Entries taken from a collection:

================================

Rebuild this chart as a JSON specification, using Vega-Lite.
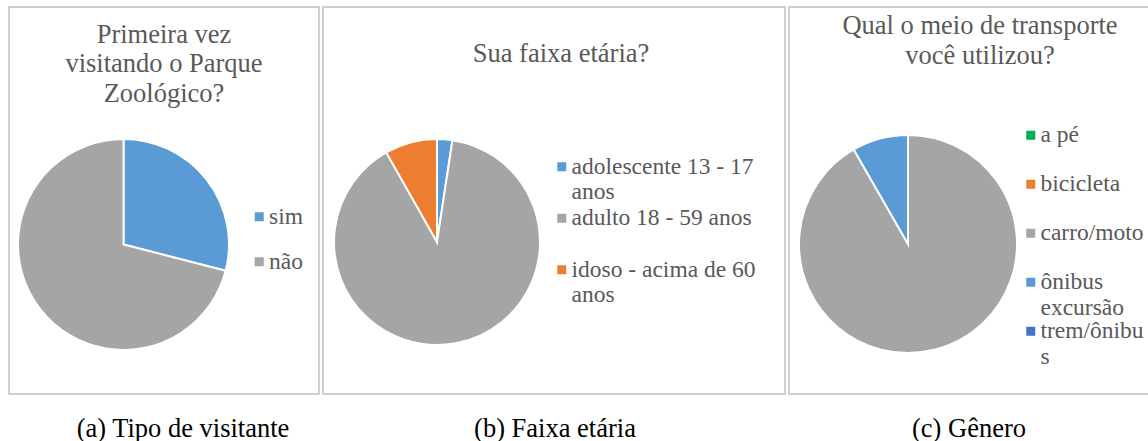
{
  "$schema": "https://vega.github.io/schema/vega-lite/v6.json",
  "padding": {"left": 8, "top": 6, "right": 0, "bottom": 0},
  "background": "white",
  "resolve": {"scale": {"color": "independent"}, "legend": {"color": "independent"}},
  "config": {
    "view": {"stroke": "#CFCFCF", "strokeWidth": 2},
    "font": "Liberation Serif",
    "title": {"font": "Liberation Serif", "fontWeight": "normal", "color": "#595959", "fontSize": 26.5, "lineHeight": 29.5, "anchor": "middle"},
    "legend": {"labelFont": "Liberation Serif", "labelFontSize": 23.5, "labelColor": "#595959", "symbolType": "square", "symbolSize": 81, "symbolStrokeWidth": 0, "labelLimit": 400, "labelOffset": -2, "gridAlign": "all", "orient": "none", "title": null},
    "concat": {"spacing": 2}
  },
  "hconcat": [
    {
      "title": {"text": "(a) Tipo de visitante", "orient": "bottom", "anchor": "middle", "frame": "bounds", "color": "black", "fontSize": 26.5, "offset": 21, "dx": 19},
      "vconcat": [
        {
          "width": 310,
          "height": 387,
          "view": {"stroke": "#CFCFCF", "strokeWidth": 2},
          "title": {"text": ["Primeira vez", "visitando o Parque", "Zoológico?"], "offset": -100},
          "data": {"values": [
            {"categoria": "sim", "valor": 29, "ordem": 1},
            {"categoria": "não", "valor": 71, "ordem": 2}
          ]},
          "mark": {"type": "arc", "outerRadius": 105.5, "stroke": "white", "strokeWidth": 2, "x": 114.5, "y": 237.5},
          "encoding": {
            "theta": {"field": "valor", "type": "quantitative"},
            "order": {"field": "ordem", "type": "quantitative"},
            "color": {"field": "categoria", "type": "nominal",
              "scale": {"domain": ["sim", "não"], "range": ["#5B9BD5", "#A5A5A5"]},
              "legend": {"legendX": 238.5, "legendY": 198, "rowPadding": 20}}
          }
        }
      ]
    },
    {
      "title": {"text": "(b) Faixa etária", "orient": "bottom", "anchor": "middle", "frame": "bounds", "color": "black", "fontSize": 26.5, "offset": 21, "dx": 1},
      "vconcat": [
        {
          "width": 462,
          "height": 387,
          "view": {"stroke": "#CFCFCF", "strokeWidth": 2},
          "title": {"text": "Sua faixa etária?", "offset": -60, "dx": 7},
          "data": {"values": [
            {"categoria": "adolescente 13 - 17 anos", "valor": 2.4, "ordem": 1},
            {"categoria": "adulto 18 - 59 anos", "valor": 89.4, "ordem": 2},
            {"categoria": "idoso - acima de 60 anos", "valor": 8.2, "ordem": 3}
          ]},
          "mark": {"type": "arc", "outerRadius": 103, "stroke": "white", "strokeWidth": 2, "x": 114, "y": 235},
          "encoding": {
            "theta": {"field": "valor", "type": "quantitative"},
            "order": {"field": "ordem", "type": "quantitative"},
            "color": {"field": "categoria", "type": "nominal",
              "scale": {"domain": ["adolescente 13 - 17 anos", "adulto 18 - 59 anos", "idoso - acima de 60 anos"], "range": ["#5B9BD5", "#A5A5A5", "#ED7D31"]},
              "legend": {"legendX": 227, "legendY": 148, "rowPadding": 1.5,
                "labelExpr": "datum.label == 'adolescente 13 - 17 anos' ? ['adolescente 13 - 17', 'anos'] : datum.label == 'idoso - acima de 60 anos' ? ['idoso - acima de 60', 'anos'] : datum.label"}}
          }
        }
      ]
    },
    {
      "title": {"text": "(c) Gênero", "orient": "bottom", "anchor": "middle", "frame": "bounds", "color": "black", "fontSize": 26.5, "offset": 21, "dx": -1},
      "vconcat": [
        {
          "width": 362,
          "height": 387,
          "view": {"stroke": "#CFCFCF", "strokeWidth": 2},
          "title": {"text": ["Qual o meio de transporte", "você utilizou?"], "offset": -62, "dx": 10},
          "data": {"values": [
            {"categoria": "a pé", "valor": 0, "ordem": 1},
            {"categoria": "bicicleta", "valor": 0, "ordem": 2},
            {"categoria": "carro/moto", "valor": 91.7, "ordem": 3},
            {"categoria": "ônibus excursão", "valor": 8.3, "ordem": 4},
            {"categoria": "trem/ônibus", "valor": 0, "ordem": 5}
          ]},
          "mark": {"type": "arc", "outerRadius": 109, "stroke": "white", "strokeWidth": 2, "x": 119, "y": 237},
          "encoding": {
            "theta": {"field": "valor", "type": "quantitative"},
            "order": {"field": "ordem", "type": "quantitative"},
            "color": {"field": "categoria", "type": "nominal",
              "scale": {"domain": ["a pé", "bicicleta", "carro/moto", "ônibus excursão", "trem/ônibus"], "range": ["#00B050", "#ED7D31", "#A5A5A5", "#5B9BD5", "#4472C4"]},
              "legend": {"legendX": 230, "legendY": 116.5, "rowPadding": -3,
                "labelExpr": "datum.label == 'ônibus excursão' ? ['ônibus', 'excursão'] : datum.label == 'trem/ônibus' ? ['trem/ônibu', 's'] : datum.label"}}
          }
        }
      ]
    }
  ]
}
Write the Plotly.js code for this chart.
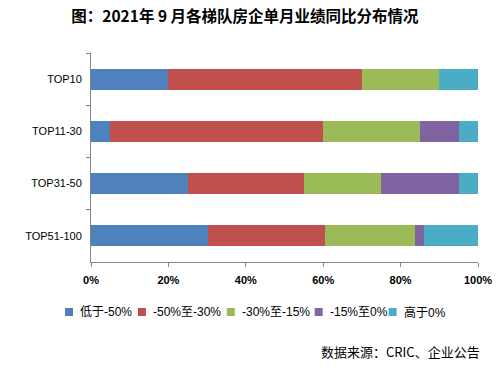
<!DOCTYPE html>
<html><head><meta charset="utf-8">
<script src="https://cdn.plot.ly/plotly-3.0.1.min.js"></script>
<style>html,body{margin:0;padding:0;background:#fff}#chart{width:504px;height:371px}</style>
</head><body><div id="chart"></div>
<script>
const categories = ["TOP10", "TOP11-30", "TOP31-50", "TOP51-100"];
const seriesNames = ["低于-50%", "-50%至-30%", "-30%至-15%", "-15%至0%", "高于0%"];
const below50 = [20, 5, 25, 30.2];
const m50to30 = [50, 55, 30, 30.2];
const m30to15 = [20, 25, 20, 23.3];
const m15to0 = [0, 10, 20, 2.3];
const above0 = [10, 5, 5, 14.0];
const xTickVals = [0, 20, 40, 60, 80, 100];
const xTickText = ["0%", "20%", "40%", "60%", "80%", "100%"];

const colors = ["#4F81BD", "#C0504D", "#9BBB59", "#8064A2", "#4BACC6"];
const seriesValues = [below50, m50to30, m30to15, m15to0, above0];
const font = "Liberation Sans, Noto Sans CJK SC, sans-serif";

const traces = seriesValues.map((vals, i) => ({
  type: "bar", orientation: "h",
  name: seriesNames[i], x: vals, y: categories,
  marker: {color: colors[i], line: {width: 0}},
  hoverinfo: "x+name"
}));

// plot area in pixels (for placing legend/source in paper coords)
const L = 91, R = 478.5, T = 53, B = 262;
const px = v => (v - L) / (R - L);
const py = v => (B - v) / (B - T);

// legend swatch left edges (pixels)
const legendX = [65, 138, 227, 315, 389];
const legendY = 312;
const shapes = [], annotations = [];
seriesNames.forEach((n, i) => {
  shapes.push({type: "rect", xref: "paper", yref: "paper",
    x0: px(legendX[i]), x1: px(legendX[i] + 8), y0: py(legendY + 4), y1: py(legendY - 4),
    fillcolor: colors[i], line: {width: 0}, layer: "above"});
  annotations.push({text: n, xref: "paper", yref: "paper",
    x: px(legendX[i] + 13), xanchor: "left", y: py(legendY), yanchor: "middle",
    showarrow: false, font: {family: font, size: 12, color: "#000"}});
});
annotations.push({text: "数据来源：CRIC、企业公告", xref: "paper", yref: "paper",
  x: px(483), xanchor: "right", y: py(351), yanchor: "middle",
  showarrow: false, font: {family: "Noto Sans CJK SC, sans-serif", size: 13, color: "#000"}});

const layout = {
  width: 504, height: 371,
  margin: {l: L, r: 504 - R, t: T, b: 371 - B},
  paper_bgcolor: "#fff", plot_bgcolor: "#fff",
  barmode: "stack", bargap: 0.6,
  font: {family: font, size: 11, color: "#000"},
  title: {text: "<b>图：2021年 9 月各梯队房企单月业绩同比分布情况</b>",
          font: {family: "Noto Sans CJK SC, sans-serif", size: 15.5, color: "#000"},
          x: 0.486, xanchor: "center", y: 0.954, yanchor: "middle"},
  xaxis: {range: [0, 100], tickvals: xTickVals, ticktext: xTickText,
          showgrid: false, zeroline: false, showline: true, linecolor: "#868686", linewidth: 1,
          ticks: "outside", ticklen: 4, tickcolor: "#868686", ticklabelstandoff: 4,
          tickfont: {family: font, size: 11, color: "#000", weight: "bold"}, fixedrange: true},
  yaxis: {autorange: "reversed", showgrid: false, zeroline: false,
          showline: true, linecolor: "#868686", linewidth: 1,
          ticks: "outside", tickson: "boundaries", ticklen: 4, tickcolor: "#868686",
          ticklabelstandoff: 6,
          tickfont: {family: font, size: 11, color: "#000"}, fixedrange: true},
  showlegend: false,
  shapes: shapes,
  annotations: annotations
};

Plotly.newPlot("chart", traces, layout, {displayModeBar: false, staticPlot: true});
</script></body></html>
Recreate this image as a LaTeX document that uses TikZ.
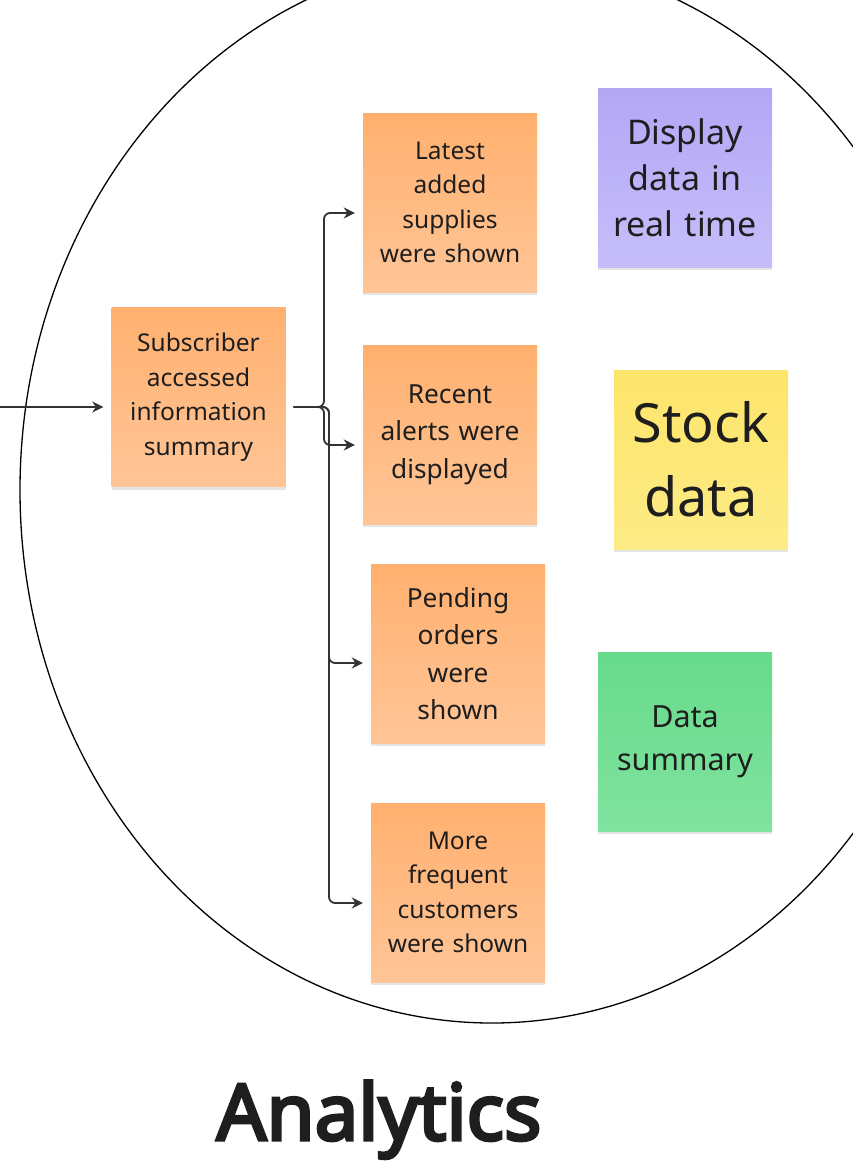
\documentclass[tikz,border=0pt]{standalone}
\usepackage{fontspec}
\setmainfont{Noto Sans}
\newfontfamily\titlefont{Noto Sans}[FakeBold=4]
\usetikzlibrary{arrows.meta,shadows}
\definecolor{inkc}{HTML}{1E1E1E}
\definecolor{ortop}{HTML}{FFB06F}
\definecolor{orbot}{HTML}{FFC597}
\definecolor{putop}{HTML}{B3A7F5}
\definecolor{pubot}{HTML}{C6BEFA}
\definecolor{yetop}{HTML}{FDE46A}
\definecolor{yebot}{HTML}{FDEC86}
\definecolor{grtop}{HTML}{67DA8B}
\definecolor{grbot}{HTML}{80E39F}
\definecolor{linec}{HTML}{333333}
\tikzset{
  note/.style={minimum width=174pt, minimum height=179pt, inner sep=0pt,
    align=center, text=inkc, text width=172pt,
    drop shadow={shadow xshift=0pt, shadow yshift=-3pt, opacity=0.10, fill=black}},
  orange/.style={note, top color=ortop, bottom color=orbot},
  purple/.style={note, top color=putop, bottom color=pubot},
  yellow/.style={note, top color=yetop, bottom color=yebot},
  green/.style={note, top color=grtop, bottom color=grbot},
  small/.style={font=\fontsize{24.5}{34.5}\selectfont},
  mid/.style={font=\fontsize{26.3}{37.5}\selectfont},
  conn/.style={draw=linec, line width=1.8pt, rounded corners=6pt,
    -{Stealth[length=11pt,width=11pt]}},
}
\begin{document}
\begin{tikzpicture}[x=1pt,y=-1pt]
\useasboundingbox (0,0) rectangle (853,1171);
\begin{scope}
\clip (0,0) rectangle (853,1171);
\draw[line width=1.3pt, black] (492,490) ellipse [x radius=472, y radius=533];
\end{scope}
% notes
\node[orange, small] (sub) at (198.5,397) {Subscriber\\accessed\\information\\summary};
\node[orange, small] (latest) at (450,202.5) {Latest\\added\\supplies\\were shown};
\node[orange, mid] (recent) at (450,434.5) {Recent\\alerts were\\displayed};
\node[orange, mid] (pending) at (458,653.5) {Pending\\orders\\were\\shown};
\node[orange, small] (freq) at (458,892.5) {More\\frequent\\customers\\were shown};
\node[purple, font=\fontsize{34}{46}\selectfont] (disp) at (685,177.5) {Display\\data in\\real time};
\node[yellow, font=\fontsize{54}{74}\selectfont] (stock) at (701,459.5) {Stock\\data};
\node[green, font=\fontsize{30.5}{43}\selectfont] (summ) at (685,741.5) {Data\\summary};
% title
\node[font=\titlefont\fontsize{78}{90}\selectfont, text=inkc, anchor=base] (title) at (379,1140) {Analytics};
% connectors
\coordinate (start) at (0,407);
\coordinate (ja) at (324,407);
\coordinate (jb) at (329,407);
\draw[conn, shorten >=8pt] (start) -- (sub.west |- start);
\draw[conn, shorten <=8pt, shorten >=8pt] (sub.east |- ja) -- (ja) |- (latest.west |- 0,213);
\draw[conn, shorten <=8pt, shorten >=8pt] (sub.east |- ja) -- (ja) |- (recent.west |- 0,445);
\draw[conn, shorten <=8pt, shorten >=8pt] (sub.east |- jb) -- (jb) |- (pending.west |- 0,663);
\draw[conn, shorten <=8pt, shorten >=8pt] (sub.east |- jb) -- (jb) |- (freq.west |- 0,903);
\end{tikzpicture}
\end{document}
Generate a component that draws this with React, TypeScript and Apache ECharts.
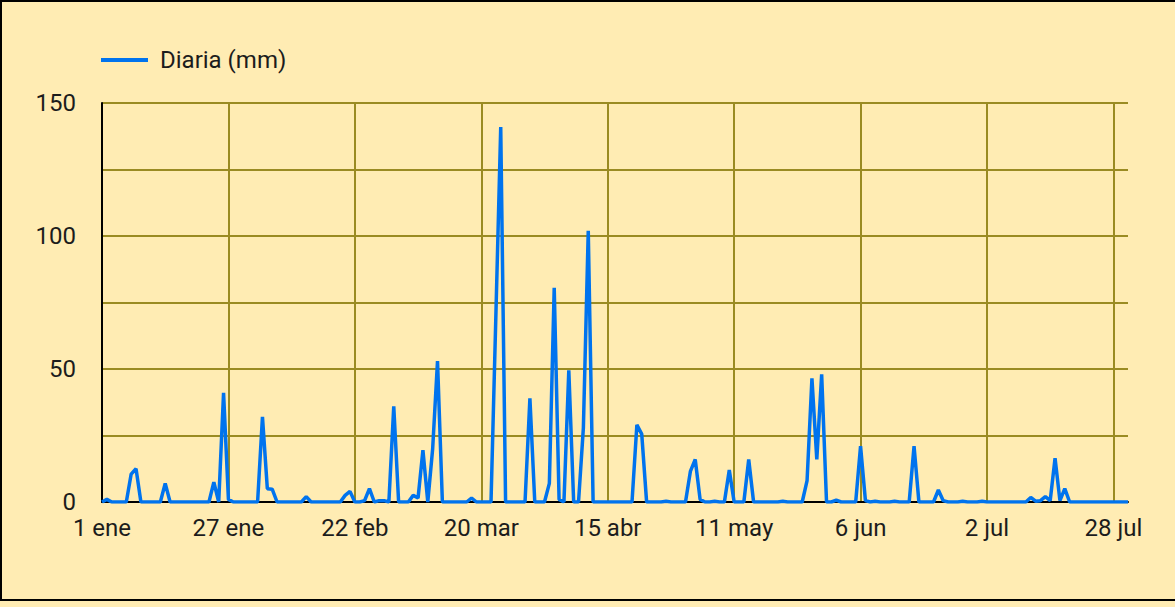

================================

* _What the task asks_
Copy out only the lines from the one containing "Write the Plotly.js code for this chart." through the one containing "const py = v => (B - v) / (B - T);", exactly, with both ends. Any picture is left out.

* _Result for this task_
Write the Plotly.js code for this chart.
<!DOCTYPE html>
<html><head><meta charset="utf-8">
<script src="https://cdn.plot.ly/plotly-3.0.1.min.js"></script>
<style>html,body{margin:0;padding:0;background:#fff}#chart{width:504px;height:371px}</style>
</head><body><div id="chart"></div>
<script>
const categories = ["TOP10", "TOP11-30", "TOP31-50", "TOP51-100"];
const seriesNames = ["低于-50%", "-50%至-30%", "-30%至-15%", "-15%至0%", "高于0%"];
const below50 = [20, 5, 25, 30.2];
const m50to30 = [50, 55, 30, 30.2];
const m30to15 = [20, 25, 20, 23.3];
const m15to0 = [0, 10, 20, 2.3];
const above0 = [10, 5, 5, 14.0];
const xTickVals = [0, 20, 40, 60, 80, 100];
const xTickText = ["0%", "20%", "40%", "60%", "80%", "100%"];

const colors = ["#4F81BD", "#C0504D", "#9BBB59", "#8064A2", "#4BACC6"];
const seriesValues = [below50, m50to30, m30to15, m15to0, above0];
const font = "Liberation Sans, Noto Sans CJK SC, sans-serif";

const traces = seriesValues.map((vals, i) => ({
  type: "bar", orientation: "h",
  name: seriesNames[i], x: vals, y: categories,
  marker: {color: colors[i], line: {width: 0}},
  hoverinfo: "x+name"
}));

// plot area in pixels (for placing legend/source in paper coords)
const L = 91, R = 478.5, T = 53, B = 262;
const px = v => (v - L) / (R - L);
const py = v => (B - v) / (B - T);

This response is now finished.